Seven decades after the U.S. military dropped an atomic bomb on the Japanese city of Hiroshima, effectively ending World War II, the site of the devastation remains one of the most popular tourist attractions in the country.
And it appears to be getting more popular.
According to local media, visits to the Hiroshima Peace Memorial Museum by foreign tourists hit a record high of 234,360 visitors in 2014.
That’s more than a 100% increase from just three years ago.
Visitors come to bear witness to preserved burnt wreckage, painful survivor testimonies and human shadows left permanently visible after the atomic bomb explosion’s incandescent destruction.
A number of factors lay behind the site’s continuing hold on travelers.

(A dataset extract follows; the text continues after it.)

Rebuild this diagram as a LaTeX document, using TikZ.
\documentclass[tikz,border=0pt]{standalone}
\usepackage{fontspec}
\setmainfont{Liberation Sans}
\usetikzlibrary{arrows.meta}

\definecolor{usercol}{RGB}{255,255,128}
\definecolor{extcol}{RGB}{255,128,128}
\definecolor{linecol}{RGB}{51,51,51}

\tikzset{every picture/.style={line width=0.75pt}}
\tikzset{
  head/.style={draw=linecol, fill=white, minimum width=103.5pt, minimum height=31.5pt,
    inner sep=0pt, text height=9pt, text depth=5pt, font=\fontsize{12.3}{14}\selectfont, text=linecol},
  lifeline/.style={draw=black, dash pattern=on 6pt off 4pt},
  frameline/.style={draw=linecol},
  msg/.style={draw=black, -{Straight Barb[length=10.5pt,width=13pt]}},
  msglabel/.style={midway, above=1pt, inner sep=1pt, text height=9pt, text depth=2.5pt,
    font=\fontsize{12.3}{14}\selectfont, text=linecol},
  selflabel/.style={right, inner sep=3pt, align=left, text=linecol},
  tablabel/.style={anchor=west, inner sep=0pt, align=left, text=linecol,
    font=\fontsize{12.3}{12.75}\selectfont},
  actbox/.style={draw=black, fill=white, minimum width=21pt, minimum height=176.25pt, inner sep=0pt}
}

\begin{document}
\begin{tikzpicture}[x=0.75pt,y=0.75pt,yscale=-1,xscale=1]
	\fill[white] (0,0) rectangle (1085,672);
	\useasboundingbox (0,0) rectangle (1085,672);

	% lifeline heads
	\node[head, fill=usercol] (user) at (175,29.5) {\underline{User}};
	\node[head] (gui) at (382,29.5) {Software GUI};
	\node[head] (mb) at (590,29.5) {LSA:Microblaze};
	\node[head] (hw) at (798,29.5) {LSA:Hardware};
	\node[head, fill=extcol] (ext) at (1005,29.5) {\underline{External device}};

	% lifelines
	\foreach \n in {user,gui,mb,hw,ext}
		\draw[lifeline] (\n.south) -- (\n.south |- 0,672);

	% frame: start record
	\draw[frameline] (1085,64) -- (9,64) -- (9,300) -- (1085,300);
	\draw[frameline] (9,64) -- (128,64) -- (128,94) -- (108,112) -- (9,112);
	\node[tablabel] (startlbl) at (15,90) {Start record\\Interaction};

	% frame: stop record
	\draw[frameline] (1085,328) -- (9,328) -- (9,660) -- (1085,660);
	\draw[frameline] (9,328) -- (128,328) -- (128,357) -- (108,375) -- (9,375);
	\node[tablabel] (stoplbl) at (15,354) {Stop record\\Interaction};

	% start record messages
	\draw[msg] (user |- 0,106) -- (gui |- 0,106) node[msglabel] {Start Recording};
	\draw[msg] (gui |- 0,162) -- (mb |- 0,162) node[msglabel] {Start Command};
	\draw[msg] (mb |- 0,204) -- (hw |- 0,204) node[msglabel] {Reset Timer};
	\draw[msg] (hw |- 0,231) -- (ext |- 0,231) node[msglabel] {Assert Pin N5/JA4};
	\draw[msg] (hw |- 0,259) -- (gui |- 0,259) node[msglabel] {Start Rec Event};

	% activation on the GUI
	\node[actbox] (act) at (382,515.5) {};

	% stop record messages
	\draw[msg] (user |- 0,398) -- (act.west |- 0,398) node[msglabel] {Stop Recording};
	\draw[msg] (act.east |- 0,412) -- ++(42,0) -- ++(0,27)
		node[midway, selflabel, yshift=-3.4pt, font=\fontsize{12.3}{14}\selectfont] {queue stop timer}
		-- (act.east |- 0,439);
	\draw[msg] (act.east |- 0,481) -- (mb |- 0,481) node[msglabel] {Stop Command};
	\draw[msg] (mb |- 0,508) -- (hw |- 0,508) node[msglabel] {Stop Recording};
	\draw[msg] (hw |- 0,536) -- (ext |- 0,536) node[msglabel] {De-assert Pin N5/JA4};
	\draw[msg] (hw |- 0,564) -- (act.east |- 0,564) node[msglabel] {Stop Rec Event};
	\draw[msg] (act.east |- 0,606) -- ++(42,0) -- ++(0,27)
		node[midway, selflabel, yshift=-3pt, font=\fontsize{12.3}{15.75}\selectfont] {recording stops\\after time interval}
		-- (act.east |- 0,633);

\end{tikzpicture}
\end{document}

Some describe Hiroshima as a gripping, educational and emotional example of “dark tourism,” “grief tourism” or “battlefield tourism,” which includes Nazi concentration camps in Europe, Cambodia’s torture prison and killing fields, and West African slave ports, as well as the Nagasaki Peace Park and Atomic Bomb Museum.
The latter site memorializes the events and devastation surrounding the second atomic bomb dropped on that Japanese city three days after the Hiroshima bombing.
Most tourists gaze in mute awe at Hiroshima’s Atomic Bomb Genbaku Dome, which became a UNESCO World Heritage Site in 1996.
The now-iconic structure, designed in 1915 by a Czech architect, was the city’s Industrial Promotion Hall.
When the United States dropped the bomb on August 6, 1945, it exploded just above the building, but didn’t totally destroy it because the immediate blast and heat buffered the air at ground zero.